The movement describes itself as combining “the socially progressive values of egalitarianism, the joy of Hasidism, the informed do-it-yourself spirit of the havurah movement, and the accumulated wisdom of centuries of tradition.” Jewish Renewal emerged from the havurah movement, independent prayer and study groups that were lay-led and provided an intimate alternative to the more hierarchical synagogue structure.
Prior to working at ALEPH, Min-Maranda served as the director of Temple Beth Emeth, a Reform congregation in Ann Arbor. Previously she served as executive director of the Illinois Caucus for Adolescent Health, a nonprofit that focuses on adolescent sexual health and parenting, and the Korean American Community Service in Chicago, which provides social services to the local Korean and Latino immigrant communities.
Growing up, Min-Maranda’s family was not religious. She learned about Judaism in her late 20s when she started attending lectures about Judaism.
The lessons she learned resonated deeply and a few years later she went through a formal conversation at a Reform synagogue in Chicago.
Since then, Min-Maranda has found new ways of making Judaism her own by incorporating different philosophies that complement her practice, including meditation and yoga.
“I became interested in mindfulness meditation and realized that it seemed empty without being anchored by my faith, so I was trained and studied Jewish mindfulness meditation,” she said. “From that realized I needed to get more into my body so I did training in yoga to try to connect my mind and body.”
Making Jewish Renewal an inclusive movement is crucial to Min-Maranda.
She remembers the challenges of applying for her first executive-level jobs in the Jewish community about a decade ago before starting as the director of Temple Beth Emeth. She said she faced resistance both due to her race and the fact that her husband is not Jewish, as well as not having grown up in and working in the Jewish community.
“I had a lot of management experience obviously, but I didn’t grow up in a JCC, I didn’t run summer camps, I didn’t do youth groups,” Min-Maranda said. “I didn’t have all the normal resume for a traditional Jewish professional.
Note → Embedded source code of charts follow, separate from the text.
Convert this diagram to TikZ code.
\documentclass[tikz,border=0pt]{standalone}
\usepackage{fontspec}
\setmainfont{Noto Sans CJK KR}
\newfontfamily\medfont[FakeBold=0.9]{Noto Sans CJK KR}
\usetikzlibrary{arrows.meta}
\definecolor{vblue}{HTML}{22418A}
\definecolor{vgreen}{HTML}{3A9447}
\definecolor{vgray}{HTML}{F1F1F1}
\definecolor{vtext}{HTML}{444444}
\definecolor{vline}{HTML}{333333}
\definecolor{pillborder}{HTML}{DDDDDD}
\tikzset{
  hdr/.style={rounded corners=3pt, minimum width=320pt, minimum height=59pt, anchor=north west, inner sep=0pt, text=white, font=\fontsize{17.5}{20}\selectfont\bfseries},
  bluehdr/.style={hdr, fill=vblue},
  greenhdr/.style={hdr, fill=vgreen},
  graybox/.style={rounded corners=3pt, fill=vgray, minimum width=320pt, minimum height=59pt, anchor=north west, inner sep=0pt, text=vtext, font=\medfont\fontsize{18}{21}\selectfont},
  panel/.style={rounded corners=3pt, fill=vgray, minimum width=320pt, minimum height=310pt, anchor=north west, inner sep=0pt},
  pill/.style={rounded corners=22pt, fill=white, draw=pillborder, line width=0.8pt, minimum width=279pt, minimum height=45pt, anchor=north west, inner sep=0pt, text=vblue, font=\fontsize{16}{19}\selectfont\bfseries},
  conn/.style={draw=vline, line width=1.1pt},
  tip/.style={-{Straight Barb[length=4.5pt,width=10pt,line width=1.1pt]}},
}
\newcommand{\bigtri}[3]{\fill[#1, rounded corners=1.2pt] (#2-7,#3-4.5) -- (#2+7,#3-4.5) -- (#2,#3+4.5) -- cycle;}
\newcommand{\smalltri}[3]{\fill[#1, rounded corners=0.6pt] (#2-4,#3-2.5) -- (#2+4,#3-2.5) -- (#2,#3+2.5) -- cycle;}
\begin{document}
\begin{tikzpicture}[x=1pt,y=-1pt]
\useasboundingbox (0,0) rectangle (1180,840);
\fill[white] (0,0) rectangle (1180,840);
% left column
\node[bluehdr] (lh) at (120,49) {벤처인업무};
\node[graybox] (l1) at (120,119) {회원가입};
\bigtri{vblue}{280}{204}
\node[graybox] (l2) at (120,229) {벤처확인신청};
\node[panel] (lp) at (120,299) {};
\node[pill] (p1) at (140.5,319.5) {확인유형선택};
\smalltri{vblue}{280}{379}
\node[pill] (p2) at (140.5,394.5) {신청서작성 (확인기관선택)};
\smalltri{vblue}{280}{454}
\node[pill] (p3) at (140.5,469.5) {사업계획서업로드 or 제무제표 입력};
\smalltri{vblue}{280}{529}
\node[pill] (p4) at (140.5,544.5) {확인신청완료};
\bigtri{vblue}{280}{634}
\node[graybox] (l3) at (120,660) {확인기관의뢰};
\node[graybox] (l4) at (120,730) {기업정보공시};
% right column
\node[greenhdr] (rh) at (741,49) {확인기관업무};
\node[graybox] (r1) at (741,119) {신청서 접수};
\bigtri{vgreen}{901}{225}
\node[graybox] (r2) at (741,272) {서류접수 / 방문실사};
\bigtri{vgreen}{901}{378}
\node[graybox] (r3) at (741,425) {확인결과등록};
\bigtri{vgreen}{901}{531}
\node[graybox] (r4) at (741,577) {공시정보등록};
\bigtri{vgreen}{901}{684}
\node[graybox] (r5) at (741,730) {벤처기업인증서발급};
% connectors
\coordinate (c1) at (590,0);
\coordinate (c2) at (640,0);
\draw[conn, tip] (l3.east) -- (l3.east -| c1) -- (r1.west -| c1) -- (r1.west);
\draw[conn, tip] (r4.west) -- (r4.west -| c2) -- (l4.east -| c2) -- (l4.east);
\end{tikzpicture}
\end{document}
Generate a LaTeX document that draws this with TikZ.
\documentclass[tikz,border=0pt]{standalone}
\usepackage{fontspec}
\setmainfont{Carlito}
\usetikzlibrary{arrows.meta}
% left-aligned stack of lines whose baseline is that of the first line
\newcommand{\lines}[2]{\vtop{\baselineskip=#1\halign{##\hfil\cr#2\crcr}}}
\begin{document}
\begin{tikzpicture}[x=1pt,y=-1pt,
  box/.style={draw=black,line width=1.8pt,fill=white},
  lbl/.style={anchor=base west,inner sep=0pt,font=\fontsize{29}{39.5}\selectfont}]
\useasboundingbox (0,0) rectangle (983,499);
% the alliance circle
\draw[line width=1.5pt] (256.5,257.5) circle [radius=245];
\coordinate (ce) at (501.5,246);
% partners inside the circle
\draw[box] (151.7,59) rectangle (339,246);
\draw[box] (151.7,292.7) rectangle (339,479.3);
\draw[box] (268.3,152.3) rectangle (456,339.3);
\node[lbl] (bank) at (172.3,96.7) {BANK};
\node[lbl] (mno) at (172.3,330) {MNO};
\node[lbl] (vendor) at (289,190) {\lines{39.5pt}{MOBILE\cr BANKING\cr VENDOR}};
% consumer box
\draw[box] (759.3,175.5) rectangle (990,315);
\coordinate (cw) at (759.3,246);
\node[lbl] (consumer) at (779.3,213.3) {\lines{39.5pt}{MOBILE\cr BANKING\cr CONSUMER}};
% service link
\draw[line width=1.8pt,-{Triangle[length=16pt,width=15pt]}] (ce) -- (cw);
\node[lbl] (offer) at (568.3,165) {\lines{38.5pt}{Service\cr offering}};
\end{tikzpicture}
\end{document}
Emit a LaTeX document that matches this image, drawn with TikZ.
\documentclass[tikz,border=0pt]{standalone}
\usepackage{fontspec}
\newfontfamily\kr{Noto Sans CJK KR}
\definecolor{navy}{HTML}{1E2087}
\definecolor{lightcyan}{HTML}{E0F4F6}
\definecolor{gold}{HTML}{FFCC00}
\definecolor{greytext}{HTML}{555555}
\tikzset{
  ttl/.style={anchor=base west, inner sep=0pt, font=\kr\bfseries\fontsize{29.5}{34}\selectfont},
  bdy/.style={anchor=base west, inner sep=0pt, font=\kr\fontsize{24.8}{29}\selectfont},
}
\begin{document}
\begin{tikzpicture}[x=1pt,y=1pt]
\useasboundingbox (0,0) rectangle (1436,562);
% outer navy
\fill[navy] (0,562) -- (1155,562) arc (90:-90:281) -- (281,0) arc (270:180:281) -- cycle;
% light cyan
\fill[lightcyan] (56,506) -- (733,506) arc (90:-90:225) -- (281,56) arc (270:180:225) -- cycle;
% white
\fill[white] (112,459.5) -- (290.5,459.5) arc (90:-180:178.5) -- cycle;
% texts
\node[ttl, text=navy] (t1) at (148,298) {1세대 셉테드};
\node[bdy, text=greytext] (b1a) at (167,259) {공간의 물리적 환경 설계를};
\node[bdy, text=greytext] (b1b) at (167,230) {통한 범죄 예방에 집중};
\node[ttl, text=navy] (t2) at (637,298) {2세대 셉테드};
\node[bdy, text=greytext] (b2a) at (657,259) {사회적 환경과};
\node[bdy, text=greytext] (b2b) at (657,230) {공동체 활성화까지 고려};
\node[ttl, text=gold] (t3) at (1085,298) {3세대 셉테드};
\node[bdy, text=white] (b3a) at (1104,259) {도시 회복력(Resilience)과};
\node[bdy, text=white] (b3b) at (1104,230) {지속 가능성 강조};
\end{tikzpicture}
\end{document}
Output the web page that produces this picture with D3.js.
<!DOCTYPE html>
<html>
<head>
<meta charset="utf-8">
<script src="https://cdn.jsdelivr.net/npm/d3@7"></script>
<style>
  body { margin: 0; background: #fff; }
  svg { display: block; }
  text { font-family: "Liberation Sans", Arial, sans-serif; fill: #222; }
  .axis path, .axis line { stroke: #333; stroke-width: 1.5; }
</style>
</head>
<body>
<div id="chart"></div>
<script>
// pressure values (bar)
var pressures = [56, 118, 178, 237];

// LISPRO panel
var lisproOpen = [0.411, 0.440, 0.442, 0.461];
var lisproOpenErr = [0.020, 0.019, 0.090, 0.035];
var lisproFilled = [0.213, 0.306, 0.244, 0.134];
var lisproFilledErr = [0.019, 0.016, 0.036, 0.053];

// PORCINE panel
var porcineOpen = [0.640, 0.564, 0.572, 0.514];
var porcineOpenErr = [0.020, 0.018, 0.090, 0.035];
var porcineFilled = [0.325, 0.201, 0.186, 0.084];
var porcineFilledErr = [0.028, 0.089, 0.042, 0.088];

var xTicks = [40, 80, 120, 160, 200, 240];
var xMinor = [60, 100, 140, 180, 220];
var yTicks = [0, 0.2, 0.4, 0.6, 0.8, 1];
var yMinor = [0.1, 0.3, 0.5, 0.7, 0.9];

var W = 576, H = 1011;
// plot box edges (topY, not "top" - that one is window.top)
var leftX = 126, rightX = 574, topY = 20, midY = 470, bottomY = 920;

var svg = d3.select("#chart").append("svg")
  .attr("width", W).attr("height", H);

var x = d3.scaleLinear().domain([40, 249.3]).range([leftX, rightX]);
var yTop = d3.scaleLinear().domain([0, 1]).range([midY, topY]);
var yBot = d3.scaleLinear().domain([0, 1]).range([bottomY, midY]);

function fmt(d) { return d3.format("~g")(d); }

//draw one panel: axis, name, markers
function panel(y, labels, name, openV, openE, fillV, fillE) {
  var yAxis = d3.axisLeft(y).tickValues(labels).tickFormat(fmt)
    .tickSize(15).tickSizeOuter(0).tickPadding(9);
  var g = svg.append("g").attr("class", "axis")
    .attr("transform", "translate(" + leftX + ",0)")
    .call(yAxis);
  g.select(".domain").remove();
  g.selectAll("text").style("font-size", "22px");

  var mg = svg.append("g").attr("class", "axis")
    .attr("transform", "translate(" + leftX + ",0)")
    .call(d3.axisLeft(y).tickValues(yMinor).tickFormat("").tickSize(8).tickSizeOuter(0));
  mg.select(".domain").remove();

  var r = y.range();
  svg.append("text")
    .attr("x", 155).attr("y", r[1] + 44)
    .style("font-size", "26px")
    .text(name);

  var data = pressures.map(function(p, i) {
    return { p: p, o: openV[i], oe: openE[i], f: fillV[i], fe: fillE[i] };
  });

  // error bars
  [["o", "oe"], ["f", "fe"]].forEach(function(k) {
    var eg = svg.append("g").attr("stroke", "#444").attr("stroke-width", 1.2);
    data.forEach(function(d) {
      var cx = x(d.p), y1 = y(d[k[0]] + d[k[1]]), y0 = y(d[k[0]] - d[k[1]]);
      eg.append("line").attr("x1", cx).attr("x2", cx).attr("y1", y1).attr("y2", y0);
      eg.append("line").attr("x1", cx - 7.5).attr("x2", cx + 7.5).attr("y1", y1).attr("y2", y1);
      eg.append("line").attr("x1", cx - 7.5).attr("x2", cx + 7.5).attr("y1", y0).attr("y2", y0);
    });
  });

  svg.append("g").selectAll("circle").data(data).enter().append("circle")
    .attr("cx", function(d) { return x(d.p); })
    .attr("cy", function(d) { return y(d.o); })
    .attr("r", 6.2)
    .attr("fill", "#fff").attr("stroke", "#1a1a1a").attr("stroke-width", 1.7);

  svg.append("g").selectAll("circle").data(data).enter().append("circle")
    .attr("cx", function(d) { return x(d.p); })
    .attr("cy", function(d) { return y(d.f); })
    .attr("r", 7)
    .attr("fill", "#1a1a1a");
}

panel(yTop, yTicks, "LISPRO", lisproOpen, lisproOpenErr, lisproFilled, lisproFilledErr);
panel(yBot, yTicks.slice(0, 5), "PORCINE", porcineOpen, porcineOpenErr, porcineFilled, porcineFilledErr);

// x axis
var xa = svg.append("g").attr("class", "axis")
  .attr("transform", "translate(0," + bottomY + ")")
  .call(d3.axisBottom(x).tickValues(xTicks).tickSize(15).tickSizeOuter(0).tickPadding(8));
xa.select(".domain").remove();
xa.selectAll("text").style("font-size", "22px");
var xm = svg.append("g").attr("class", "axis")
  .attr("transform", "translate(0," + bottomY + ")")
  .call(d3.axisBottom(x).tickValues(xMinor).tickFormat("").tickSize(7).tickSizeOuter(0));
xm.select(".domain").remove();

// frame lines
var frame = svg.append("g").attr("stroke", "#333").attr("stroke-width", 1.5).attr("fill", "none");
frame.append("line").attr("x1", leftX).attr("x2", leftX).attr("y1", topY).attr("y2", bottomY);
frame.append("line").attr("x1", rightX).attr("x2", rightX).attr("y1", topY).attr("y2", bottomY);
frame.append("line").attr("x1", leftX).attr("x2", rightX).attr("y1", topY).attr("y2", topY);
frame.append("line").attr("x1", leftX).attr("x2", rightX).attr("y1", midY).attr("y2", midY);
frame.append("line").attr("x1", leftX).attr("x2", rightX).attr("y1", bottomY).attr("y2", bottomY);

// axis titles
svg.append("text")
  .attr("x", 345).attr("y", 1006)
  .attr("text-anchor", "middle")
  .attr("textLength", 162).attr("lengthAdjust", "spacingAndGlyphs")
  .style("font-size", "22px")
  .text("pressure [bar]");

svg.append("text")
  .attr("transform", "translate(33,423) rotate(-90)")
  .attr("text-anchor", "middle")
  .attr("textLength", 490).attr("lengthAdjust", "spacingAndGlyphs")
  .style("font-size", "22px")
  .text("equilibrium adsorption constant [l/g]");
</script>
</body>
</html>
I wasn’t welcomed with open arms. I faced a lot of resistance.”
Though she initially became Jewish through the Reform movement, she believes the Jewish Renewal is the only place she can fully embrace all her identities openly.
“I am in and part of multiple identities simultaneously, and that’s what ALEPH has room for,” she said. “It’s the first place that I feel has the possibility of allowing me to be fully myself. We’re not there yet, but the possibility is there.”